6. The place is peaceful, but not reconciled.

One Kosovo politician told me Albanians and Serbs are no longer prepared to kill each other, almost no matter what. The fever has passed, he suggested. But there are still resentments and distrust. Little has been done to reconcile: Serbia has not apologized for its homicidal repression and Kosovars are still treating all their fighters as heroes, even though they are aware that some killed innocent Albanians and Serbs, including after the war. The peace is personal more than political. While I understand domestic violence is a serious problem in Kosovo, during a week of walking many miles in its streets and parks, I never heard a voice raised in anger, even addressed to a recalcitrant child. At least in public, where evereyone seems to know everyone else’s cousin, Kosovars seem determined to keep the peace.

7. It’s stable, even if the Prime Minister had to go to The Hague.

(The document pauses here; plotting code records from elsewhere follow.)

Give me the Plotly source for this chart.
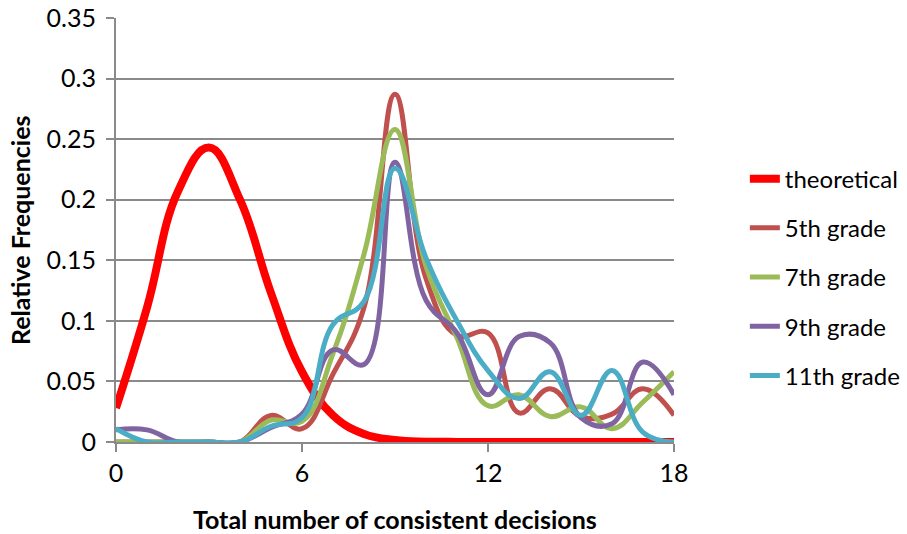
import plotly.graph_objects as go

x_vals = list(range(19))

theoretical = [0.028, 0.111, 0.207, 0.243, 0.200, 0.123, 0.058, 0.022, 0.0066, 0.0016,
               0.0003, 0.0001, 0, 0, 0, 0, 0, 0, 0]
grade5 = [0, 0, 0, 0, 0, 0.022, 0.011, 0.056, 0.111, 0.287, 0.135, 0.088, 0.090, 0.024,
          0.044, 0.021, 0.023, 0.044, 0.022]
grade7 = [0, 0, 0, 0, 0, 0.018, 0.017, 0.073, 0.155, 0.258, 0.145, 0.086, 0.030, 0.039,
          0.021, 0.029, 0.011, 0.033, 0.058]
grade9 = [0.010, 0.010, 0, 0, 0, 0.012, 0.023, 0.076, 0.064, 0.231, 0.117, 0.090, 0.039,
          0.087, 0.082, 0.020, 0.015, 0.066, 0.039]
grade11 = [0.011, 0, 0, 0, 0, 0.013, 0.020, 0.097, 0.116, 0.226, 0.152, 0.100, 0.059,
           0.036, 0.058, 0.022, 0.059, 0.008, 0]

series_names = ["theoretical", "5th grade", "7th grade", "9th grade", "11th grade"]
series_values = [theoretical, grade5, grade7, grade9, grade11]
series_colors = ["#FF0000", "#C0504D", "#9BBB59", "#8064A2", "#4BACC6"]
series_widths = [8, 5, 5, 5, 5]

x_ticks = [0, 6, 12, 18]
y_ticks = [0, 0.05, 0.1, 0.15, 0.2, 0.25, 0.3, 0.35]
y_ticktext = ["0", "0.05", "0.1", "0.15", "0.2", "0.25", "0.3", "0.35"]

x_title = "Total number of consistent decisions"
y_title = "Relative Frequencies"

FONT = "Lato"
GRID = "#8a8a8a"

fig = go.Figure()
for name, vals, col, w in zip(series_names, series_values, series_colors, series_widths):
    fig.add_trace(go.Scatter(
        x=x_vals, y=vals, name=name, mode="lines",
        line=dict(color=col, width=w, shape="spline", smoothing=1.2),
        legendgroup=name,
    ))

fig.update_layout(
    width=907, height=534,
    margin=dict(l=116, r=233, t=18, b=92, autoexpand=False),
    paper_bgcolor="white", plot_bgcolor="white",
    font=dict(family=FONT, size=24, color="#000000"),
    showlegend=True,
    legend=dict(
        x=1.127, xanchor="left", y=0.389, yanchor="middle",
        font=dict(family=FONT, size=24, color="#000000"),
        tracegroupgap=15, bgcolor="rgba(0,0,0,0)",
    ),
    xaxis=dict(
        range=[0, 18], tickvals=x_ticks, ticktext=[str(v) for v in x_ticks],
        showgrid=False, zeroline=False, automargin=False,
        showline=True, linecolor=GRID, linewidth=2,
        ticks="outside", ticklen=8, tickwidth=2, tickcolor=GRID,
        tickfont=dict(family=FONT, size=25), ticklabeloverflow="allow",
    ),
    yaxis=dict(
        range=[0, 0.35], tickvals=y_ticks, ticktext=y_ticktext,
        showgrid=True, gridcolor=GRID, gridwidth=2,
        zeroline=False, automargin=False,
        showline=True, linecolor=GRID, linewidth=2,
        ticks="outside", ticklen=8, tickwidth=2, tickcolor=GRID,
        tickfont=dict(family=FONT, size=25), ticklabelstandoff=5,
        ticklabeloverflow="allow",
    ),
    annotations=[
        dict(text="<b>" + x_title + "</b>", xref="paper", yref="paper",
             x=0.5, y=0, xanchor="center", yanchor="middle", yshift=-77,
             showarrow=False, font=dict(family=FONT, size=25, color="#000000")),
        dict(text="<b>" + y_title + "</b>", xref="paper", yref="paper",
             x=0, y=0.5, xanchor="center", yanchor="middle", xshift=-96,
             textangle=-90, showarrow=False,
             font=dict(family=FONT, size=25, color="#000000")),
    ],
)

fig.write_html("out.html", config={"displayModeBar": False},
               post_script="document.body.style.margin='0';")
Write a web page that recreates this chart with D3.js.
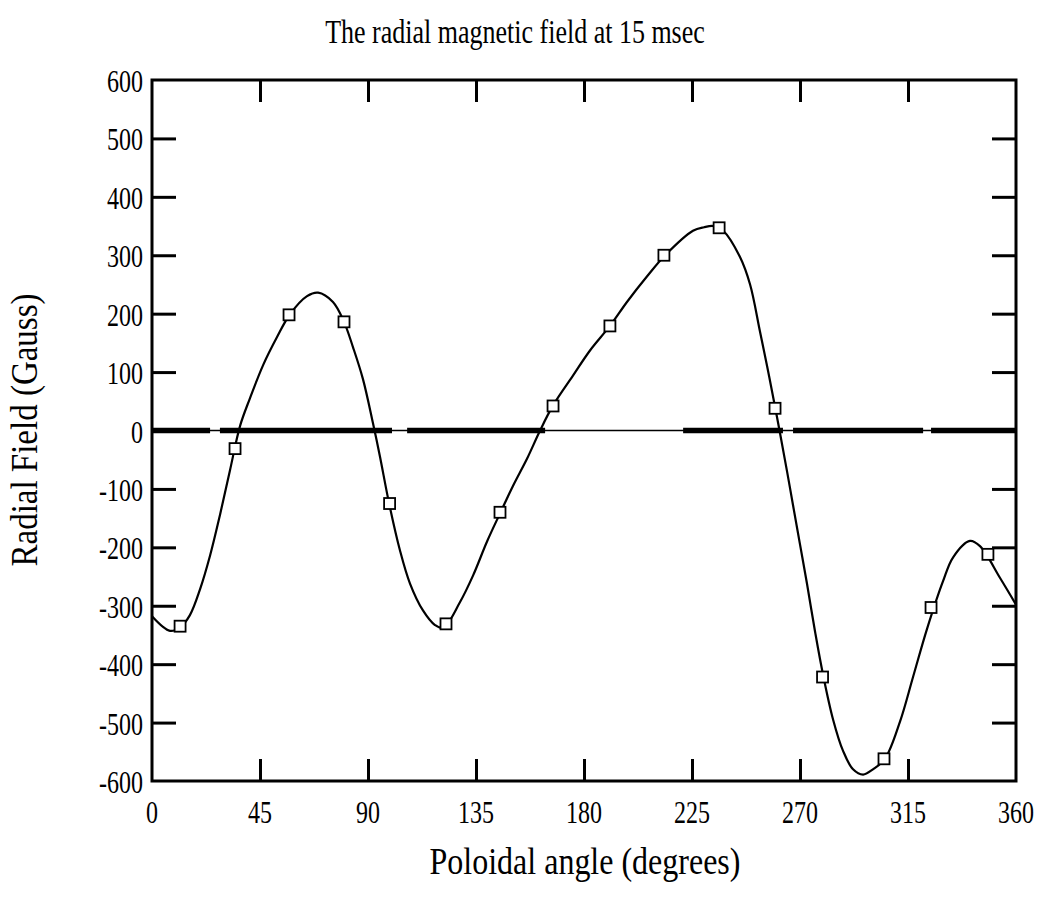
<!DOCTYPE html>
<meta charset="utf-8">
<style>
  body { margin: 0; background: #fff; }
  text { font-family: "Liberation Serif", "Times New Roman", serif; fill: #000; }
  .ticks line { stroke: #000; stroke-width: 3; }
</style>
<body>
<svg id="chart" width="1054" height="906"></svg>
<script src="https://d3js.org/d3.v7.min.js"></script>
<script>
  // curve (degrees, gauss)
  var curveAngle = [0,7.5,11.7,15.8,20,24.2,28.3,32.5,36.7,40.8,46.3,52.1,57.5,64.6,69.2,
    75.4,80,83.8,87.9,92.1,95,98.75,103.3,107.5,112.9,117.9,121.3,128.3,133.8,139.6,
    145,150.4,156.3,161.7,167.1,175.4,182.5,190.8,197.9,206.3,213.8,225.4,230,234,238,
    245,249.2,253.3,256.3,258.3,261.7,264.6,267.1,270,272.9,276.3,279.6,283.8,287.9,292.1,
    296.3,300.4,305.4,311.7,317.1,322.9,329.6,333.8,340.8,345,353.3,360];
  var curveValue = [-318,-343,-337,-316,-272,-214,-145,-68,8,55,112,160,199,230,236,
    220,186,142,88,12,-45,-124,-205,-262,-308,-333,-338,-294,-248,-190,
    -142,-95,-48,0,43,94,137,179,220,264,300,342,348,350,342,
    297,250,170,110,68,-5,-70,-128,-195,-262,-345,-418,-495,-548,-580,
    -589,-580,-562,-498,-422,-340,-258,-217,-189,-198,-252,-298];

  // measured points (squares)
  var markerAngle = [11.7,34.6,57.1,80,99,122.5,145,167.1,190.8,213.3,236.3,259.6,279.4,305,324.6,348.3];
  var markerValue = [-335,-31,198,186,-125,-331,-140,42,179,300,347,38,-422,-562,-303,-212];

  // heavy pieces drawn along the zero line
  var zeroStart = [0,28.3,106.3,221.3,267.1,324.6];
  var zeroEnd = [24.2,100,163.8,262.9,321.3,360];

  var xTickLabels = [0,45,90,135,180,225,270,315,360];
  var yTickLabels = [600,500,400,300,200,100,0,-100,-200,-300,-400,-500,-600];

  // plot frame in pixels
  var plotL = 152, plotR = 1016, plotT = 80, plotB = 781;

  var svg = d3.select("#chart");

  var x = d3.scaleLinear().domain([0, 360]).range([plotL, plotR]);
  var y = d3.scaleLinear().domain([-600, 600]).range([plotB, plotT]);

  var innerX = xTickLabels.filter(function(d){ return d > 0 && d < 360; });
  var innerY = yTickLabels.filter(function(d){ return d > -600 && d < 600; });

  // inward ticks on all four sides
  function ticksOnly(g) {
    g.attr("class", "ticks");
    g.select(".domain").remove();
    g.selectAll("text").remove();
  }
  svg.append("g").attr("transform", "translate(0," + plotB + ")")
    .call(d3.axisBottom(x).tickValues(innerX).tickSize(-22)).call(ticksOnly);
  svg.append("g").attr("transform", "translate(0," + plotT + ")")
    .call(d3.axisTop(x).tickValues(innerX).tickSize(-22)).call(ticksOnly);
  svg.append("g").attr("transform", "translate(" + plotL + ",0)")
    .call(d3.axisLeft(y).tickValues(innerY).tickSize(-24)).call(ticksOnly);
  svg.append("g").attr("transform", "translate(" + plotR + ",0)")
    .call(d3.axisRight(y).tickValues(innerY).tickSize(-24)).call(ticksOnly);

  // frame
  svg.append("rect")
    .attr("x", plotL).attr("y", plotT)
    .attr("width", plotR - plotL).attr("height", plotB - plotT)
    .attr("fill", "none").attr("stroke", "#000").attr("stroke-width", 3);

  // tick labels (scan text is a bit tall, so stretch vertically)
  svg.selectAll(".xlab").data(xTickLabels).enter().append("text")
    .attr("class", "xlab")
    .attr("transform", function(d){ return "translate(" + x(d) + ",823) scale(1,1.35)"; })
    .attr("text-anchor", "middle")
    .style("font-size", "24px")
    .text(function(d){ return d; });

  svg.selectAll(".ylab").data(yTickLabels).enter().append("text")
    .attr("class", "ylab")
    .attr("transform", function(d){ return "translate(143," + (y(d) + 12) + ") scale(1,1.35)"; })
    .attr("text-anchor", "end")
    .style("font-size", "24px")
    .text(function(d){ return d; });

  // zero line: thin full line plus heavy segments
  svg.append("line")
    .attr("x1", x(0)).attr("x2", x(360))
    .attr("y1", y(0)).attr("y2", y(0))
    .attr("stroke", "#000").attr("stroke-width", 1.5);
  svg.selectAll(".zseg").data(zeroStart).enter().append("line")
    .attr("class", "zseg")
    .attr("x1", function(d){ return x(d); })
    .attr("x2", function(d, i){ return x(zeroEnd[i]); })
    .attr("y1", y(0)).attr("y2", y(0))
    .attr("stroke", "#000").attr("stroke-width", 5.5);

  // fitted curve
  var line = d3.line()
    .x(function(d){ return x(d); })
    .y(function(d, i){ return y(curveValue[i]); })
    .curve(d3.curveCatmullRom.alpha(0.5));
  svg.append("path")
    .attr("d", line(curveAngle))
    .attr("fill", "none").attr("stroke", "#000").attr("stroke-width", 2.2);

  // squares
  var s = 11;
  svg.selectAll(".mk").data(markerAngle).enter().append("rect")
    .attr("class", "mk")
    .attr("x", function(d){ return x(d) - s / 2; })
    .attr("y", function(d, i){ return y(markerValue[i]) - s / 2; })
    .attr("width", s).attr("height", s)
    .attr("fill", "#fff").attr("stroke", "#000").attr("stroke-width", 1.8);

  // title and axis titles
  svg.append("text")
    .attr("transform", "translate(515,43) scale(1,1.3)")
    .attr("text-anchor", "middle")
    .style("font-size", "26px")
    .text("The radial magnetic field at 15 msec");

  svg.append("text")
    .attr("transform", "translate(585,874) scale(1,1.2)")
    .attr("text-anchor", "middle")
    .style("font-size", "32px")
    .text("Poloidal angle (degrees)");

  svg.append("text")
    .attr("transform", "translate(37,430) rotate(-90) scale(1,1.15)")
    .attr("text-anchor", "middle")
    .style("font-size", "33px")
    .text("Radial Field (Gauss)");
</script>
</body>
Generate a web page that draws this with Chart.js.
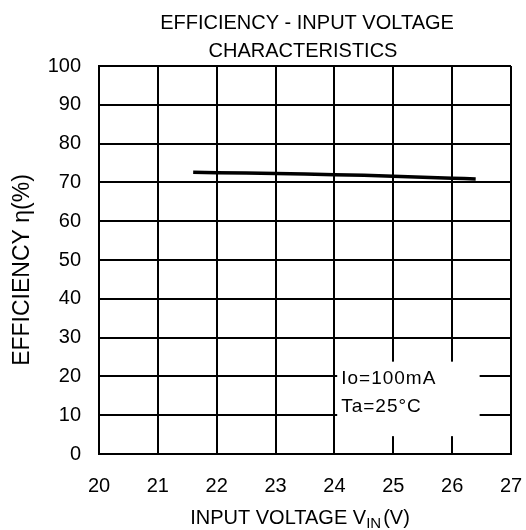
<!DOCTYPE html>
<html>
<head>
<meta charset="utf-8">
<script src="https://cdn.jsdelivr.net/npm/chart.js@4"></script>
<style>
  body { margin: 0; background: #fff; }
  #wrap { width: 526px; height: 530px; }
</style>
</head>
<body>
<div id="wrap"><canvas id="effChart" width="526" height="530"></canvas></div>
<script>
  // values
  const vin = [21.6, 22, 23, 24, 25, 26, 26.4];
  const efficiency = [72.6, 72.5, 72.3, 72.0, 71.6, 71.1, 70.9];
  const titleLines = ["EFFICIENCY - INPUT VOLTAGE", "CHARACTERISTICS"];
  const noteLines = ["Io=100mA", "Ta=25\u00B0C"];
  const yTitle = "EFFICIENCY \u03B7(%)";

  const FONT = "'Liberation Sans', Arial, sans-serif";

  // titles (x title has a subscript) and the white note box
  const extras = {
    id: "extras",
    afterDatasetsDraw(chart) {
      const { ctx, scales } = chart;
      const x = scales.x, y = scales.y;
      ctx.save();
      // note box
      const bx1 = x.getPixelForValue(24.03), bx2 = x.getPixelForValue(26.45);
      const by1 = y.getPixelForValue(23.8), by2 = y.getPixelForValue(4.6);
      ctx.fillStyle = "#fff";
      ctx.fillRect(bx1 + 1, by1, bx2 - bx1, by2 - by1);
      ctx.fillStyle = "#000";
      ctx.font = "19px " + FONT;
      ctx.letterSpacing = "1px";
      ctx.textBaseline = "middle";
      ctx.textAlign = "left";
      ctx.fillText(noteLines[0], bx1 + 5, y.getPixelForValue(19.3));
      ctx.fillText(noteLines[1], bx1 + 5, y.getPixelForValue(12.3));
      ctx.letterSpacing = "0px";
      // chart title
      ctx.font = "20px " + FONT;
      ctx.textAlign = "center";
      ctx.fillText(titleLines[0], 307, 23);
      ctx.fillText(titleLines[1], 303, 51);
      // y title
      ctx.save();
      ctx.translate(23, 270);
      ctx.rotate(-Math.PI / 2);
      ctx.font = "23px " + FONT;
      ctx.fillText(yTitle, 0, 0);
      ctx.restore();
      // x-axis title: INPUT VOLTAGE V_IN(V)
      const ty = 518;
      const p1 = "INPUT VOLTAGE V", sub = "IN", p2 = "(V)";
      ctx.font = "20px " + FONT;
      const w1 = ctx.measureText(p1).width, w3 = ctx.measureText(p2).width;
      ctx.font = "15px " + FONT;
      const w2 = ctx.measureText(sub).width;
      const sx = 299 - (w1 + w2 + w3) / 2;
      ctx.textAlign = "left";
      ctx.font = "20px " + FONT;
      ctx.fillText(p1, sx, ty);
      ctx.font = "15px " + FONT;
      ctx.fillText(sub, sx + w1, ty + 6);
      ctx.font = "20px " + FONT;
      ctx.fillText(p2, sx + w1 + w2 + 2, ty);
      ctx.restore();
    }
  };

  new Chart(document.getElementById("effChart"), {
    type: "scatter",
    data: {
      datasets: [{
        data: vin.map((v, i) => ({ x: v, y: efficiency[i] })),
        showLine: true,
        borderColor: "#000",
        borderWidth: 3.5,
        pointRadius: 0,
        tension: 0.3,
        fill: false,
      }],
    },
    options: {
      responsive: false,
      animation: false,
      devicePixelRatio: 1,
      layout: { padding: { top: 66, left: 0, right: 15, bottom: 0 } },
      plugins: { legend: { display: false }, tooltip: { enabled: false } },
      scales: {
        x: {
          type: "linear",
          min: 20,
          max: 27,
          ticks: { stepSize: 1, color: "#000", padding: 20, font: { family: FONT, size: 20 } },
          grid: { color: "#000", lineWidth: 2, drawTicks: false },
          border: { color: "#000", width: 2 },
          afterFit(scale) {
            scale.height = 76;
            scale.paddingLeft = 0;
            scale.paddingRight = 0;
          },
        },
        y: {
          min: 0,
          max: 100,
          ticks: { stepSize: 10, color: "#000", padding: 18, font: { family: FONT, size: 20 } },
          grid: { color: "#000", lineWidth: 2, drawTicks: false },
          border: { color: "#000", width: 2 },
          afterFit(scale) {
            scale.width = 99;
            scale.paddingTop = 0;
            scale.paddingBottom = 0;
          },
        },
      },
    },
    plugins: [extras],
  });
</script>
</body>
</html>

Called to face the Special Tribunal at The Hague charged with investigating crimes in Kosovo, Prime Minister Haradinaj resigned, a couple of days after he and I had a chat about the dialogue with Belgrade and the tariffs he had imposed on Serbian goods, in retaliation for Serbia’s successful campaign against acceptance of Kosovo in international organizations (most notably UNESCO and Interpol). His two previous war crimes indictments, by the International Criminal Tribunal for the Former Yugoslavia, caused unrest in Kosovo. This time around things have been calm. Elections are expected in September or maybe October. Ramush likely believes the court’s actions will redound to his eventual political benefit, as did the previous indictments. That has been true throughout the Balkans: those pursued by the courts have been greeted by their ethnic compatriots as heroes, not villains.